Der „Logik der Angst, der Gewalt und der Verschlossenheit“ erteilt der Papst mit Blick auf menschliche wie politische Verhältnisse eine Absage. Um den Frieden der Völker zu sichern, brauche es atomare Abrüstung, ja ein vollständiges Verbot und die Abschaffung dieser Massenvernichtungswaffen.

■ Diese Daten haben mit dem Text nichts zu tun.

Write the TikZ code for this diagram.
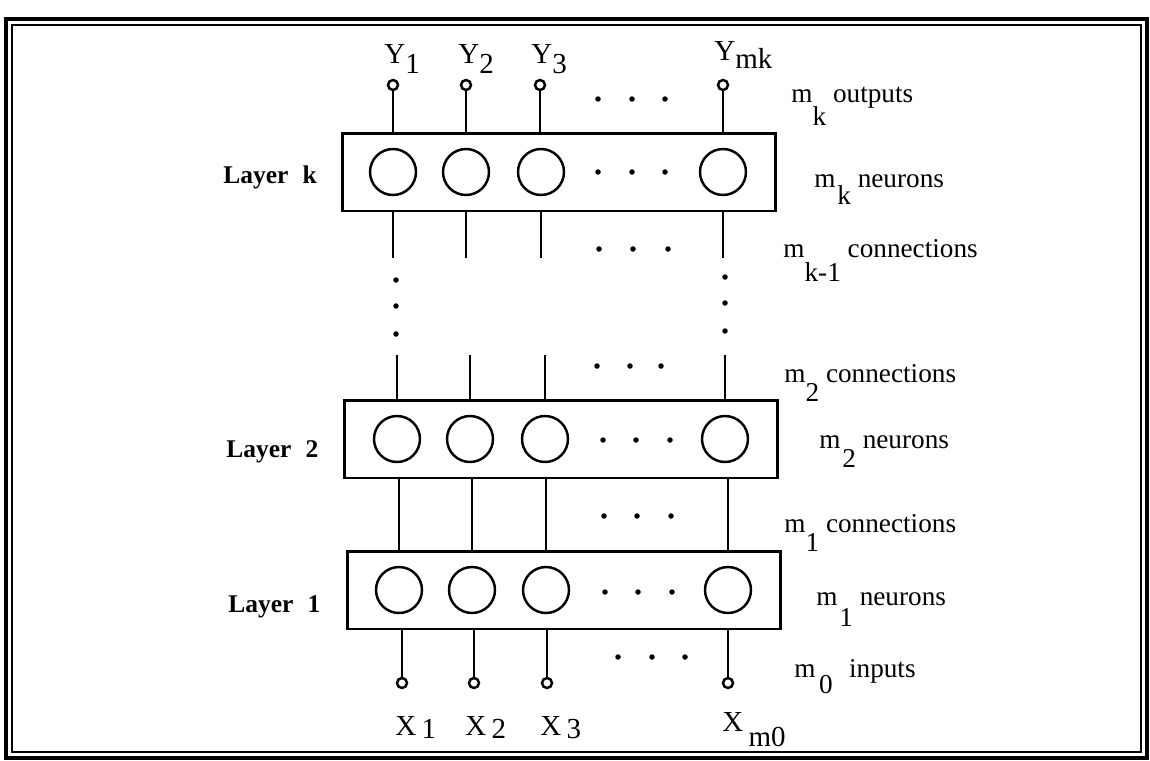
\documentclass[tikz,border=0pt]{standalone}
\usepackage{fontspec}
\setmainfont{Liberation Serif}
\usetikzlibrary{positioning}

% letter with a lowered index, as in m_k
\newcommand{\lsub}[3][0.7em]{#2\lower#1\hbox{#3}}

\begin{document}
\begin{tikzpicture}
[x=0.02cm, y=-0.02cm, line width=1.6pt,
layerbox/.style={rectangle, draw, line width=1.7pt, inner sep=0pt, minimum width=8.68cm, minimum height=1.56cm},
neuron/.style={circle, draw, line width=1.4pt, inner sep=0pt, minimum size=0.92cm},
pin/.style={circle, draw, line width=1.4pt, fill=white, inner sep=0pt, minimum size=0.2cm},
dotmark/.style={circle, fill, inner sep=0pt, minimum size=0.11cm},
layerlab/.style={font=\fontsize{14.5}{17}\selectfont\bfseries, anchor=base west, inner sep=0pt},
iolab/.style={font=\fontsize{16.5}{19}\selectfont, anchor=base west, inner sep=0pt},
countlab/.style={font=\fontsize{15.5}{18}\selectfont, anchor=base west, inner sep=0pt}]

\useasboundingbox (0,0) rectangle (1150,761);

% frame
\draw[line width=2pt] (6,19) rectangle (1147,758);
\draw[line width=1pt] (12,25) rectangle (1141,752);

% layer k
\node[layerbox] (boxk) at (559,172) {};
\node[neuron] (nk1) at (393,172) {};
\node[neuron] (nk2) at (466,172) {};
\node[neuron] (nk3) at (541,172) {};
\node[neuron] (nk4) at (723,172) {};
\node[dotmark] (dk1) at (598,172) {};
\node[dotmark] (dk2) at (632,172) {};
\node[dotmark] (dk3) at (665,172) {};

% layer 2
\node[layerbox] (box2) at (561,439) {};
\node[neuron] (n21) at (397,439) {};
\node[neuron] (n22) at (470,439) {};
\node[neuron] (n23) at (545,439) {};
\node[neuron] (n24) at (725,439) {};
\node[dotmark] (d21) at (603,440) {};
\node[dotmark] (d22) at (636,440) {};
\node[dotmark] (d23) at (670,440) {};

% layer 1
\node[layerbox] (box1) at (564,590) {};
\node[neuron] (n11) at (399,590) {};
\node[neuron] (n12) at (472,590) {};
\node[neuron] (n13) at (546,590) {};
\node[neuron] (n14) at (728,590) {};
\node[dotmark] (d11) at (605,592) {};
\node[dotmark] (d12) at (638,592) {};
\node[dotmark] (d13) at (672,592) {};

% outputs
\node[pin] (yp1) at (393,85) {};
\node[pin] (yp2) at (466,85) {};
\node[pin] (yp3) at (540,85) {};
\node[pin] (yp4) at (723,85) {};
\draw (boxk.north -| yp1) -- (yp1);
\draw (boxk.north -| yp2) -- (yp2);
\draw (boxk.north -| yp3) -- (yp3);
\draw (boxk.north -| yp4) -- (yp4);
\node[dotmark] (dy1) at (598,99) {};
\node[dotmark] (dy2) at (632,99) {};
\node[dotmark] (dy3) at (665,99) {};

\node[iolab] (ly1) at (383,63) {Y\lower6pt\hbox{1}};
\node[iolab] (ly2) at (457,63) {Y\lower6pt\hbox{2}};
\node[iolab] (ly3) at (530,63) {Y\lower6pt\hbox{3}};
\node[iolab] (ly4) at (713,60) {Y\lower5pt\hbox{mk}};

% connections between layer k and layer 2
\coordinate (cutk) at (0,258);
\coordinate (cut2) at (0,355);
\draw (boxk.south -| nk1) -- (cutk -| nk1);
\draw (boxk.south -| nk2) -- (cutk -| nk2);
\draw (boxk.south -| nk3) -- (cutk -| nk3);
\draw (boxk.south -| nk4) -- (cutk -| nk4);
\node[dotmark] (dc1) at (599,249) {};
\node[dotmark] (dc2) at (633,249) {};
\node[dotmark] (dc3) at (668,249) {};

\node[dotmark] (va1) at (396,280) {};
\node[dotmark] (va2) at (396,306) {};
\node[dotmark] (va3) at (396,334) {};
\node[dotmark] (vb1) at (725,277) {};
\node[dotmark] (vb2) at (725,303) {};
\node[dotmark] (vb3) at (725,331) {};

\draw (box2.north -| n21) -- (cut2 -| n21);
\draw (box2.north -| n22) -- (cut2 -| n22);
\draw (box2.north -| n23) -- (cut2 -| n23);
\draw (box2.north -| n24) -- (cut2 -| n24);
\node[dotmark] (de1) at (597,366) {};
\node[dotmark] (de2) at (630,366) {};
\node[dotmark] (de3) at (661,366) {};

% connections between layer 2 and layer 1
\draw (box2.south -| n11) -- (box1.north -| n11);
\draw (box2.south -| n12) -- (box1.north -| n12);
\draw (box2.south -| n13) -- (box1.north -| n13);
\draw (box2.south -| n14) -- (box1.north -| n14);
\node[dotmark] (df1) at (604,516) {};
\node[dotmark] (df2) at (637,516) {};
\node[dotmark] (df3) at (671,516) {};

% inputs
\node[pin] (xp1) at (402,683) {};
\node[pin] (xp2) at (474,683) {};
\node[pin] (xp3) at (547,683) {};
\node[pin] (xp4) at (728,683) {};
\draw (box1.south -| xp1) -- (xp1);
\draw (box1.south -| xp2) -- (xp2);
\draw (box1.south -| xp3) -- (xp3);
\draw (box1.south -| xp4) -- (xp4);
\node[dotmark] (dx1) at (618,657) {};
\node[dotmark] (dx2) at (652,657) {};
\node[dotmark] (dx3) at (685,657) {};

\node[iolab] (lx1) at (394,735) {X\kern3pt\lower2pt\hbox{1}};
\node[iolab] (lx2) at (464,735) {X\kern3pt\lower2pt\hbox{2}};
\node[iolab] (lx3) at (539,735) {X\kern3pt\lower2pt\hbox{3}};
\node[iolab] (lx4) at (721,731) {X\kern3pt\lower9pt\hbox{m0}};

% layer names
\node[layerlab] (lk) at (222,183) {Layer\hspace{0.55em}k};
\node[layerlab] (l2) at (225,457) {Layer\hspace{0.55em}2};
\node[layerlab] (l1) at (227,612) {Layer\hspace{0.55em}1};

% sizes on the right
\node[countlab] (ck) at (790,102) {\lsub[0.85em]{m}{k} outputs};
\node[countlab] (cnk) at (813,187) {\lsub[0.65em]{m}{\kern1pt k} neurons};
\node[countlab] (cck) at (782,257) {\lsub[0.9em]{m}{k-1} connections};
\node[countlab] (cc2) at (783,382) {\lsub{m}{2} connections};
\node[countlab] (cn2) at (818,448) {\lsub{m}{\kern1pt 2} neurons};
\node[countlab] (cc1) at (783,532) {\lsub{m}{1} connections};
\node[countlab] (cn1) at (815,605) {\lsub[0.8em]{m}{\kern1pt 1} neurons};
\node[countlab] (ci) at (793,677) {\lsub[0.6em]{m}{\kern2pt 0}\hspace{0.6em}inputs};

\end{tikzpicture}
\end{document}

Christen und kirchliche Institutionen bauten heute in vielfacher Weise am Weltfrieden mit, erinnert der Papst weiter: in Erziehung und Bildung, Politik und Gesetzgebung. Auch das neue Vatikan-Dikasterium für den Dienst zugunsten der ganzheitlichen Entwicklung des Menschen“ stehe in dieser Optik. Für den Aufbau des Friedens habe das Christentum ein „Handbuch“ anzubieten, erinnert er mit Verweis auf die Bergpredigt Jesu. Die Entscheider in Politik und Wirtschaft, Religion und Gesellschaft ruft Franziskus dazu auf, in ihren jeweiligen Bereichen als „Handwerker des Friedens“ zu wirken und sich an Prinzipien der Solidarität und Barmherzigkeit zu orientieren. Hierbei gelte es etwa, sich für soziale Kohäsion einzusetzen, den Respekt vor jedem Menschen aufrechtzuerhalten und sich von der Logik des reinen Gewinnstrebens zu verabschieden. Die Seligpreisungen Jesu könnten hier ein Leitfaden sein, zeigt sich der Papst überzeugt.